We can think each range as a node in a tree. CUPTI supports nested range profiling where we can add a (Push/Pop) range inside another range.
To understand both the parameter lets consider below case:
cuptiProfilerPushRange(“RangeA0”) // Push rangeA0 at nesting level 1
Launch kernel A
cuptiProfilerPushRange(“RangeB0”) // Push rangeB0 at nesting level 2
Launch kernel B0
cuptiProfilerPushRange(“RangeC0”) // Push rangeC0 at nesting level 3
Launch kernel C0
cuptiProfilerPopRange() // Pop rangeC0
cuptiProfilerPopRange() // Pop rangeB0
cuptiProfilerPushRange(“RangeB1”) // Push rangeB1 at nesting level 2
Launch kernel B1
cuptiProfilerPopRange() // Pop rangeB1
cuptiProfilerPopRange() // Pop rangeA0
We can visualize the range structure as tree where every range is a node,
A0
|----------B0
| |----------C0
|
|----------B1
^ ^ ^
(1) (2) (3) <----- Nesting Level
While profiling we have two specific parameters in the cuptiProfilerSetConfig API, minNestingLevel and numNestingLevel.
Case1, When minNestingLevel = 1 and numNestingLevel = 3 ← CUPTI will profile all the ranges.
Case2, When minNestingLevel = 1 and numNestingLevel = 2 ← CUPTI profile all the ranges in level 1 and 2 so C0 will be ignored.
Case 3, When minNestingLevel = 2 and numNestingLevel = 2 ← CUPTI will ignore all the ranges whose level is less than 2. So only B0, B1 and C0 will be profiled and A0 will be skipped.
Now CUpti_Profiler_CounterDataImageOptions
is used for creating the counter data image which stores the range data.
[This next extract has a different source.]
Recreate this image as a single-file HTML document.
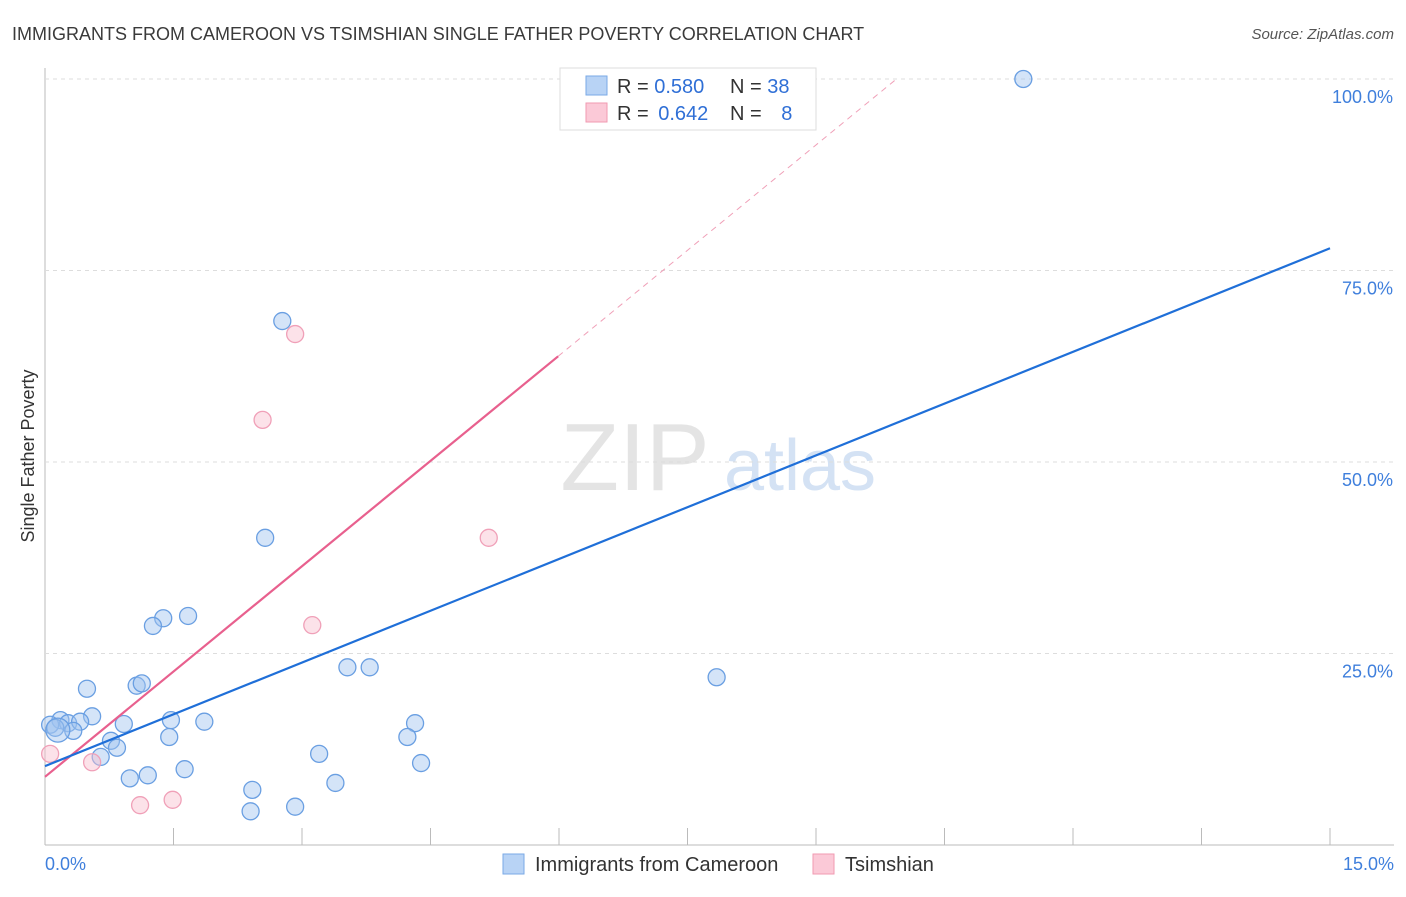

For case 3, we can set maxNumRanges =3, as we are profiling 3 ranges but maxNumRangeTreeNodes will be 4. CUPTI checks if root node are available or not before profiling the child nodes. Based on the minNestingLevel value, CUPTI will skip the profiling but for creating the tree structure CUPTI need to know what is the maximum number of range tree nodes are there.
If you consider Case 2, both maxNumRanges and maxNumRangeTreeNodes will be 3.
Note that all the above concept are essential when we are doing nested range profiling. For Auto range profiling there is no nesting happens so both the parameters will be same which is equal to number of ranges / kernel launches (In Auto range each kernel is treated as a range) profiled.